Anka would go on to acquire the song’s publishing rights, and it sat in a drawer in his New York apartment for two years before Sinatra learned about it over dinner.

“Sinatra had started to understand that he needed to do pop songs, which he hated,” said Anka. “He was a purist of the standards. He hated Presley, and only liked me because I made money for the mob in Vegas.

"When my record company caught wind of it, they were pissed that I didn’t keep it for myself. I said, ‘Hey, I can write it, but I’m not the guy to sing it.’ It was for Frank, no one else.”

Sinatra wouldn’t be the only artist to sing “My Way.” Nina Simone, Shirley Bassey, the Gypsy Kings and even the Sex Pistols have all recorded their own renditions of the single.

Anka said he was surprised Elvis Presley would also perform it on stage.

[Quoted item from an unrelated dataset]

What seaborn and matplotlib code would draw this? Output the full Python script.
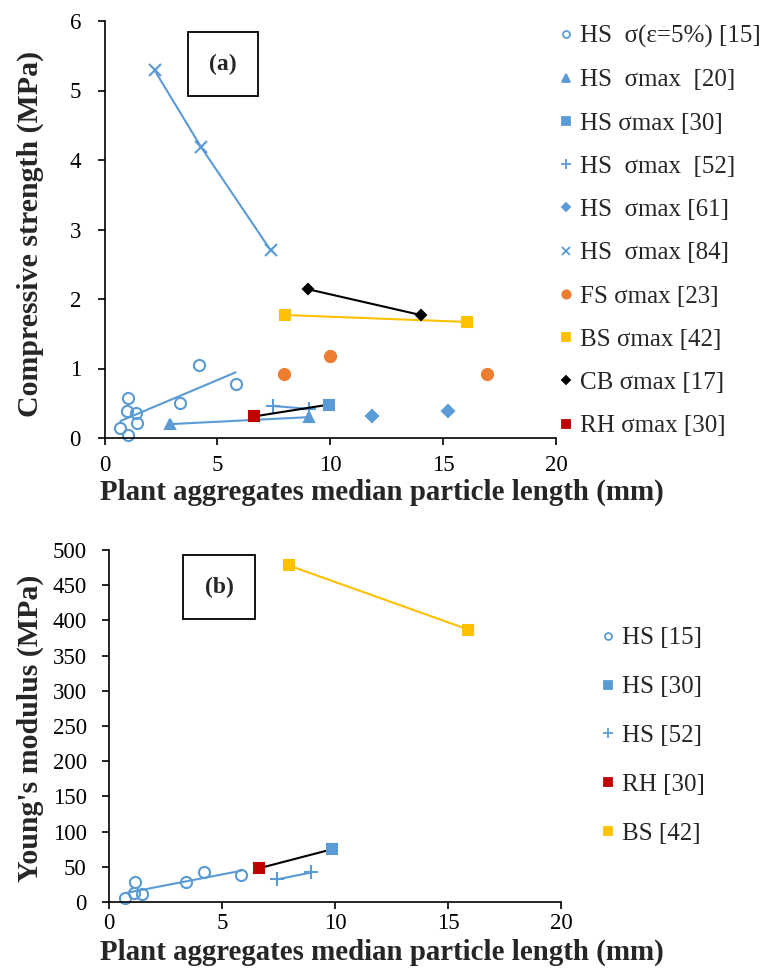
import numpy as np
import pandas as pd
import matplotlib
matplotlib.use("Agg")
import matplotlib.pyplot as plt
import seaborn as sns
from matplotlib.lines import Line2D

sns.set_theme(style="white")
plt.rcParams["font.family"] = ["Liberation Serif", "DejaVu Serif"]
plt.rcParams["mathtext.default"] = "regular"

BLUE = "#5B9BD5"
ORANGE = "#ED7D31"
YELLOW = "#FFC000"
BLACK = "#000000"
RED = "#C00000"

# ---------------- (a) compressive strength ----------------
a_hs15_x = [0.70, 1.01, 1.04, 1.04, 1.41, 1.44, 3.36, 4.19, 5.81]
a_hs15_y = [0.15, 0.39, 0.58, 0.04, 0.36, 0.21, 0.51, 1.05, 0.78]
a_hs20_x = [2.92, 9.04]
a_hs20_y = [0.20, 0.30]
a_hs30_x = [9.93]
a_hs30_y = [0.48]
a_hs52_x = [7.48, 9.04]
a_hs52_y = [0.46, 0.42]
a_hs61_x = [11.85, 15.23]
a_hs61_y = [0.31, 0.39]
a_hs84_x = [2.22, 4.27, 7.36]
a_hs84_y = [5.29, 4.19, 2.70]
a_fs23_x = [7.97, 10.0, 16.96]
a_fs23_y = [0.92, 1.18, 0.92]
a_bs42_x = [8.0, 16.04]
a_bs42_y = [1.77, 1.67]
a_cb17_x = [9.02, 14.0]
a_cb17_y = [2.14, 1.77]
a_rh30_x = [6.62]
a_rh30_y = [0.31]

a_labels = ["HS  σ(ε=5%) [15]", "HS  σmax  [20]", "HS σmax [30]", "HS  σmax  [52]",
            "HS  σmax [61]", "HS  σmax [84]", "FS σmax [23]", "BS σmax [42]",
            "CB σmax [17]", "RH σmax [30]"]

# ---------------- (b) Young's modulus ----------------
b_hs15_x = [0.71, 1.12, 1.15, 1.47, 3.39, 4.20, 5.83]
b_hs15_y = [5, 13, 29, 11, 29, 42, 39]
b_hs30_x = [9.88]
b_hs30_y = [75]
b_hs52_x = [7.42, 8.96]
b_hs52_y = [32, 42]
b_rh30_x = [6.65]
b_rh30_y = [48]
b_bs42_x = [7.96, 15.9]
b_bs42_y = [478, 387]

b_labels = ["HS [15]", "HS [30]", "HS [52]", "RH [30]", "BS [42]"]

W, H = 769, 969
fig = plt.figure(figsize=(W / 100, H / 100), dpi=100)


def frac_axes(l, t, r, b):
    return fig.add_axes([l / W, 1 - b / H, (r - l) / W, (b - t) / H])


axa = frac_axes(104.5, 21, 556, 438)
axb = frac_axes(109, 550, 561, 902)

TICK_FS = 16.5
XLBL_FS = 20.8
YLBL_FS = 21.5
LEG_FS = 18


def line(ax, x, y, color, marker, ms, mfc=None, ls="-", lw=1.5, mew=1.5):
    df = pd.DataFrame({"x": x, "y": y})
    sns.lineplot(data=df, x="x", y="y", ax=ax, color=color, marker=marker,
                 markersize=ms, linestyle=ls, linewidth=lw, sort=False,
                 estimator=None, markeredgecolor=color,
                 markerfacecolor=color if mfc is None else mfc,
                 markeredgewidth=mew, legend=False)


def trend(ax, x, y, color):
    sns.regplot(x=np.array(x), y=np.array(y), ax=ax, ci=None, scatter=False,
                truncate=True, line_kws=dict(color=color, lw=1.5))


# panel a
trend(axa, a_hs15_x, a_hs15_y, BLUE)
line(axa, a_hs15_x, a_hs15_y, BLUE, "o", 8, mfc="none", ls="")
line(axa, a_hs20_x, a_hs20_y, BLUE, "^", 7.5)
line(axa, a_hs52_x, a_hs52_y, BLUE, "+", 10)
line(axa, a_hs84_x, a_hs84_y, BLUE, "x", 9)
line(axa, a_hs61_x, a_hs61_y, BLUE, "D", 6, ls="")
line(axa, a_fs23_x, a_fs23_y, ORANGE, "o", 8, ls="")
line(axa, a_bs42_x, a_bs42_y, YELLOW, "s", 7.5)
line(axa, a_cb17_x, a_cb17_y, BLACK, "D", 5.5)
line(axa, a_rh30_x + a_hs30_x, a_rh30_y + a_hs30_y, BLACK, "", 0)
line(axa, a_hs30_x, a_hs30_y, BLUE, "s", 7.5, ls="")
line(axa, a_rh30_x, a_rh30_y, RED, "s", 7.5, ls="")

# panel b
trend(axb, b_hs15_x, b_hs15_y, BLUE)
line(axb, b_hs15_x, b_hs15_y, BLUE, "o", 8, mfc="none", ls="")
line(axb, b_hs52_x, b_hs52_y, BLUE, "+", 10)
line(axb, b_rh30_x + b_hs30_x, b_rh30_y + b_hs30_y, BLACK, "", 0)
line(axb, b_hs30_x, b_hs30_y, BLUE, "s", 7.5, ls="")
line(axb, b_rh30_x, b_rh30_y, RED, "s", 7.5, ls="")
line(axb, b_bs42_x, b_bs42_y, YELLOW, "s", 7.5)

for ax, ymax, ystep, xpad, ypad in [(axa, 6, 1, 7, 12), (axb, 500, 50, 3, 11)]:
    ax.set_xlim(0, 20)
    ax.set_ylim(0, ymax)
    ax.set_xticks(np.arange(0, 21, 5))
    ax.set_yticks(np.arange(0, ymax + 0.001, ystep))
    ax.set_xlabel("")
    ax.set_ylabel("")
    for s in ["top", "right"]:
        ax.spines[s].set_visible(False)
    for s in ["left", "bottom"]:
        ax.spines[s].set_color("black")
        ax.spines[s].set_linewidth(1.2)
    ax.tick_params(axis="both", direction="out", length=5, width=1.2,
                   colors="black", labelsize=TICK_FS, left=True, bottom=True)
    ax.tick_params(axis="x", pad=xpad)
    ax.tick_params(axis="y", pad=ypad)
    ax.set_facecolor("white")
    for ln in ax.lines:
        ln.set_clip_on(False)

# axis labels
fig.text(382 / W, 1 - 492 / H, "Plant aggregates median particle length (mm)",
         ha="center", va="center", fontsize=XLBL_FS, fontweight="bold")
fig.text(382 / W, 1 - 952 / H, "Plant aggregates median particle length (mm)",
         ha="center", va="center", fontsize=XLBL_FS, fontweight="bold")
fig.text(30 / W, 1 - 234 / H, "Compressive strength (MPa)", rotation=90,
         ha="center", va="center", fontsize=YLBL_FS, fontweight="bold")
fig.text(30 / W, 1 - 728 / H, "Young's modulus (MPa)", rotation=90,
         ha="center", va="center", fontsize=YLBL_FS, fontweight="bold")

# panel tags
fig.text(223 / W, 1 - 64 / H, "(a)", ha="center", va="center", fontsize=17,
         fontweight="bold",
         bbox=dict(boxstyle="square,pad=0.9", fc="white", ec="black", lw=1.3))
fig.text(219 / W, 1 - 587 / H, "(b)", ha="center", va="center", fontsize=17,
         fontweight="bold",
         bbox=dict(boxstyle="square,pad=0.9", fc="white", ec="black", lw=1.3))


def mk(color, marker, ms, mfc=None):
    return Line2D([], [], color=color, marker=marker, markersize=ms, linestyle="",
                  markerfacecolor=color if mfc is None else mfc,
                  markeredgecolor=color, markeredgewidth=1.3)


a_handles = [mk(BLUE, "o", 5, "none"), mk(BLUE, "^", 6), mk(BLUE, "s", 6),
             mk(BLUE, "+", 7), mk(BLUE, "D", 4.5), mk(BLUE, "x", 6),
             mk(ORANGE, "o", 6), mk(YELLOW, "s", 6), mk(BLACK, "D", 4.5),
             mk(RED, "s", 6)]
b_handles = [mk(BLUE, "o", 5, "none"), mk(BLUE, "s", 6), mk(BLUE, "+", 7),
             mk(RED, "s", 6), mk(YELLOW, "s", 6)]

fig.legend(a_handles, a_labels, loc="upper left",
           bbox_to_anchor=(558 / W, 1 - 25 / H), frameon=False,
           fontsize=LEG_FS, handlelength=0.6, handletextpad=0.3,
           labelspacing=0.83, borderpad=0, borderaxespad=0)
fig.legend(b_handles, b_labels, loc="upper left",
           bbox_to_anchor=(600 / W, 1 - 627 / H), frameon=False,
           fontsize=LEG_FS, handlelength=0.6, handletextpad=0.3,
           labelspacing=1.05, borderpad=0, borderaxespad=0)

fig.savefig("out.png", dpi=100, facecolor="white")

“I spent time with him and watched him self-destruct,” he said. “He was a good guy, a Southern gentleman, a little naïve, but he started to lose it — he got locked into that cocoon, the comfort of the posse, the aluminum foil on the windows and no sun. I told him, ‘It’s not your kind of song,’ but it meant a lot to him.”

Anka admitted he grew tired of the song’s popularity over the years. Fans, including prisoners on death row, would reach out to him about how the track resonated with them, he claimed.

“Everyone thinks it’s their song — but how many people really do it their own way?” he said.